Repeat the data word for word. Do not include the pictures.

=== Given information ===
## START

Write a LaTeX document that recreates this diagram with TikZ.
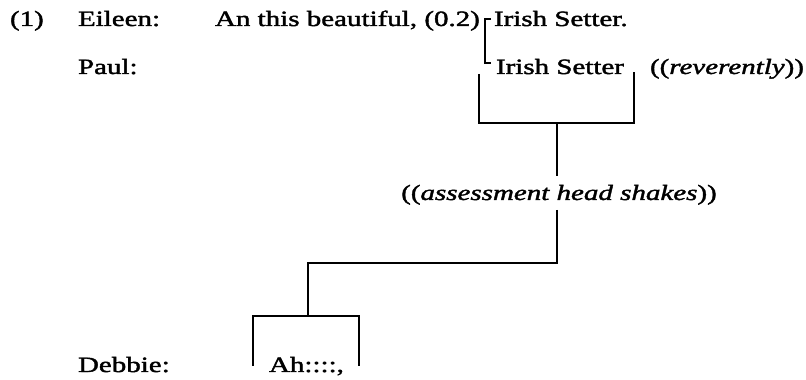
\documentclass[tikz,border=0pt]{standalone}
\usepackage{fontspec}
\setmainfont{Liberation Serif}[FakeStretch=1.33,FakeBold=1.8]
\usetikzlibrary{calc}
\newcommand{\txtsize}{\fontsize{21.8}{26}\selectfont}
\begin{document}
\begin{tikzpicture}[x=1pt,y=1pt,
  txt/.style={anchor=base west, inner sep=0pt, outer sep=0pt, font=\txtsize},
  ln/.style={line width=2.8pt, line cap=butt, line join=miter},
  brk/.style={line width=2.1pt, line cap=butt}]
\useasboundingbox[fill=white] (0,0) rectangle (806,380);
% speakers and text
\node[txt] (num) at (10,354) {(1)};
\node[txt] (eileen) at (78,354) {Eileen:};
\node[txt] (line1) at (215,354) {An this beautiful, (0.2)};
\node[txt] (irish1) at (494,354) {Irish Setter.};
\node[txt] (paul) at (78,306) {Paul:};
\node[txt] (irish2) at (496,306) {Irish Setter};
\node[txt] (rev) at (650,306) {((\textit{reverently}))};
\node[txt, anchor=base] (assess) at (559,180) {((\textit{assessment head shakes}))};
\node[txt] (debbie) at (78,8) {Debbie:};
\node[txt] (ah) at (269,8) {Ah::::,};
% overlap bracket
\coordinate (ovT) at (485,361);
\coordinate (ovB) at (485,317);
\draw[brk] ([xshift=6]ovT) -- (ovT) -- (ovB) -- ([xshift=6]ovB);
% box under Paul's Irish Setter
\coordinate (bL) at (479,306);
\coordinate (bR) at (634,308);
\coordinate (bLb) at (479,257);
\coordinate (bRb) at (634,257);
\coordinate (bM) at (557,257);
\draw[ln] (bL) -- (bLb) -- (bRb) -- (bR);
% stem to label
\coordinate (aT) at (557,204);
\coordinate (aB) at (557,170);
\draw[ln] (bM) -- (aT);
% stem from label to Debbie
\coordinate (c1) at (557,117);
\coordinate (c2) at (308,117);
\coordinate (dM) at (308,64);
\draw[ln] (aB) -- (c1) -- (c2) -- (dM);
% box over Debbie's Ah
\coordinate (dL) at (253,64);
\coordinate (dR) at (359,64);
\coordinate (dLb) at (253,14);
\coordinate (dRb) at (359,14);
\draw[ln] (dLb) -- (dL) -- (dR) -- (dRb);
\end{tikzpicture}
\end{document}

## END

=== Solution to this task ===
Write a LaTeX document that recreates this diagram with TikZ.
\documentclass[tikz,border=0pt]{standalone}
\usepackage{fontspec}
\setmainfont{Liberation Serif}[FakeStretch=1.33,FakeBold=1.8]
\usetikzlibrary{calc}
\newcommand{\txtsize}{\fontsize{21.8}{26}\selectfont}
\begin{document}
\begin{tikzpicture}[x=1pt,y=1pt,
  txt/.style={anchor=base west, inner sep=0pt, outer sep=0pt, font=\txtsize},
  ln/.style={line width=2.8pt, line cap=butt, line join=miter},
  brk/.style={line width=2.1pt, line cap=butt}]
\useasboundingbox[fill=white] (0,0) rectangle (806,380);
% speakers and text
\node[txt] (num) at (10,354) {(1)};
\node[txt] (eileen) at (78,354) {Eileen:};
\node[txt] (line1) at (215,354) {An this beautiful, (0.2)};
\node[txt] (irish1) at (494,354) {Irish Setter.};
\node[txt] (paul) at (78,306) {Paul:};
\node[txt] (irish2) at (496,306) {Irish Setter};
\node[txt] (rev) at (650,306) {((\textit{reverently}))};
\node[txt, anchor=base] (assess) at (559,180) {((\textit{assessment head shakes}))};
\node[txt] (debbie) at (78,8) {Debbie:};
\node[txt] (ah) at (269,8) {Ah::::,};
% overlap bracket
\coordinate (ovT) at (485,361);
\coordinate (ovB) at (485,317);
\draw[brk] ([xshift=6]ovT) -- (ovT) -- (ovB) -- ([xshift=6]ovB);
% box under Paul's Irish Setter
\coordinate (bL) at (479,306);
\coordinate (bR) at (634,308);
\coordinate (bLb) at (479,257);
\coordinate (bRb) at (634,257);
\coordinate (bM) at (557,257);
\draw[ln] (bL) -- (bLb) -- (bRb) -- (bR);
% stem to label
\coordinate (aT) at (557,204);
\coordinate (aB) at (557,170);
\draw[ln] (bM) -- (aT);
% stem from label to Debbie
\coordinate (c1) at (557,117);
\coordinate (c2) at (308,117);
\coordinate (dM) at (308,64);
\draw[ln] (aB) -- (c1) -- (c2) -- (dM);
% box over Debbie's Ah
\coordinate (dL) at (253,64);
\coordinate (dR) at (359,64);
\coordinate (dLb) at (253,14);
\coordinate (dRb) at (359,14);
\draw[ln] (dLb) -- (dL) -- (dR) -- (dRb);
\end{tikzpicture}
\end{document}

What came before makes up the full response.